In the WIF classes you find out of the box in .NET 4.5. verifications of that kind are normally performed by the IssuerNameRegistry; and specifically, by its concrete implementation ConfigurationBasedIssuerNameRegistry. However ConfigurationBasedIssuerNameRegistry does not actually allow you to specify multiple issuer names per one thumbprint. Furthermore, ConfigurationBasedIssuerNameRegistry does not validate the incoming <issuer> element; the Name attribute in the config element is just an alias for the IP using the corresponding certificate, as established at trust establishment time. Its only effect is to determine the value of the Issuer property of the claims in the ClaimsPrincipal.
Well, well, well. Today we released a new NuGet containing an assembly with the class ValidatingIssuerNameRegistry, a new IssuerNameRegistry implementation which does validate incoming <Issuers>s and offers a new configuration element schema to accommodate multiple issuer names. ValidatingIssuerNameRegistry also comes with a nice extensibility model, which allows you to plug your own validation logic if, for example, your list of trusted tenants grows and shrinks dynamically hence better stored outside of web.config.

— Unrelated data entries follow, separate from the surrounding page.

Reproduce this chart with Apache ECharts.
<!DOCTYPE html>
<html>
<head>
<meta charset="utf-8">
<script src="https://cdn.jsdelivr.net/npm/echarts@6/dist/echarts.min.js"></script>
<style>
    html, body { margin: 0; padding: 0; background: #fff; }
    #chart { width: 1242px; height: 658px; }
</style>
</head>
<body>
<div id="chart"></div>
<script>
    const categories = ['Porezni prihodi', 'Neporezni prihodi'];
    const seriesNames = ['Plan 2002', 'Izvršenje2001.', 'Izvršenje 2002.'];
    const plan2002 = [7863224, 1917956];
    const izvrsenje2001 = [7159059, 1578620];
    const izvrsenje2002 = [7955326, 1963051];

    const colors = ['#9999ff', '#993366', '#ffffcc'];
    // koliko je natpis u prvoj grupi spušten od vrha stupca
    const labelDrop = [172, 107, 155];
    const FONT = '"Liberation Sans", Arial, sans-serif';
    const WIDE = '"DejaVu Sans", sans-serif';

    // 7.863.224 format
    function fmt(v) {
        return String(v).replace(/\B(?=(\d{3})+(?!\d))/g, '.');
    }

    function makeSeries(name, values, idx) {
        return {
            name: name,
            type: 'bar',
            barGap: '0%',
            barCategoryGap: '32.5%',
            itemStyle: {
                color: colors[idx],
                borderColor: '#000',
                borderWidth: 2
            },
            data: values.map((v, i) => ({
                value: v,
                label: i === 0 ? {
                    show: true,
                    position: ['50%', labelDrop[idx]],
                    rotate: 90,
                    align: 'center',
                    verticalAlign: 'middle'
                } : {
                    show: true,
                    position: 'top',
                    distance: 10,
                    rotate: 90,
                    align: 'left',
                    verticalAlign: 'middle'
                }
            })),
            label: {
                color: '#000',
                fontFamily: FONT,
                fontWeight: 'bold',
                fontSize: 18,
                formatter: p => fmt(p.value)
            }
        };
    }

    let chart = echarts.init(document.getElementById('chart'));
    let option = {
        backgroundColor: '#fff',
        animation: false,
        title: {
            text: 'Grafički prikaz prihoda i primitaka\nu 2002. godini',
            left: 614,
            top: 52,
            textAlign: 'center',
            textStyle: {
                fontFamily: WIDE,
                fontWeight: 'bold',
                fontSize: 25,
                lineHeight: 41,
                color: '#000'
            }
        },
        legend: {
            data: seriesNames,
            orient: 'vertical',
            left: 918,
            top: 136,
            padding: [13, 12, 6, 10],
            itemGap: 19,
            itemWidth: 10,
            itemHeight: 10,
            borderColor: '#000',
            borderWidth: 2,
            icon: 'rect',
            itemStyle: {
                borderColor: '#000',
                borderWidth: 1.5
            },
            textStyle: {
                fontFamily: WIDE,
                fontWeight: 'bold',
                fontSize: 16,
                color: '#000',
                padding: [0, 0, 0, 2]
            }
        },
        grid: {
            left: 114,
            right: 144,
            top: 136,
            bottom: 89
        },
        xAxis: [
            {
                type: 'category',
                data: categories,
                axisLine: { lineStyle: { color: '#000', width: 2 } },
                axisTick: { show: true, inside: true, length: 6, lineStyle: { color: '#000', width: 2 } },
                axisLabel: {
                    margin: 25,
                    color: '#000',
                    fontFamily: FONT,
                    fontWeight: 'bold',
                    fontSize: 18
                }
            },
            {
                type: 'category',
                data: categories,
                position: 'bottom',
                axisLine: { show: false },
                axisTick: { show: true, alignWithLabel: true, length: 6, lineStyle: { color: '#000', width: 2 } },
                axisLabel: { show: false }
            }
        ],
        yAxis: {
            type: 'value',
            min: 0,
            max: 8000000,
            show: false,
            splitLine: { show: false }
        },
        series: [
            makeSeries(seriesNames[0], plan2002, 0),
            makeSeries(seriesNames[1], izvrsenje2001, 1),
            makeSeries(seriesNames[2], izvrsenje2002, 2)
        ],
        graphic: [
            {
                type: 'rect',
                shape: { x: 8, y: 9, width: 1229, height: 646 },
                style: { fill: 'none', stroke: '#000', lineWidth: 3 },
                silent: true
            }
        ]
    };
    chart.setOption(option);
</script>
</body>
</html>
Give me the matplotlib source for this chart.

If you studied the multitenant application tutorial, you know that there we solved the issue by providing a custom handler for SAML tokens; however the shortcoming of that solution is that it is scoped to only that token type, which is one of main reasons for which we opted for an IssuerNameRegistry implementation for a more strategic solution.
Here there’s how a basic ConfigurationBasedIssuerNameRegistry config entry maps to the new ValidatingIssuerNameRegistry format.
The old one:
<issuerNameRegistry type="System.IdentityModel.Tokens.ConfigurationBasedIssuerNameRegistry, System.IdentityModel, Version=184.108.40.206, Culture=neutral, PublicKeyToken=b77a5c561934e089"> <trustedIssuers> <add thumbprint="3464C5BDD2BE7F2B6112E2F08E9C0024E33D9FE0" name="https://sts.windows.net/26115327-57c9-4bc0-bcc4-3c12bf507377/" /> </trustedIssuers> </issuerNameRegistry>
And the new one:
<issuerNameRegistry type='System.IdentityModel.Tokens.ValidatingIssuerNameRegistry, System.IdentityModel.Tokens.ValidatingIssuerNameRegistry'> <authority name='aad'> <keys> <add thumbprint='3464C5BDD2BE7F2B6112E2F08E9C0024E33D9FE0'/> </keys> <validIssuers> <add name='https://sts.windows.net/26115327-57c9-4bc0-bcc4-3c12bf507377/'/> </validIssuers> </authority> </issuerNameRegistry>
We now have a new construct, authority. An authority can have multiple issuerValues, to meet the requirements described earlier. Although the structure suggests it can also have multiple keys, in the case of Web SSO there will always be just one. Easy, right? In some future post (or at the next revamp of the multitenant app tutorial) I’ll discuss how to write your custom extension for reading issuers from external storage.
As we update our tools, we will include logic to automatically generate ValidatingIssuerNameRegistry config elements and add a reference to the corresponding NuGet in your projects. But even before that, if you work with Windows Azure AD it is important that you use the ValidatingIssuerNameRegistry instead of the in-box ConfigurationBasedIssuerNameRegistry. As you can see, that’s actually pretty straightforward! 🙂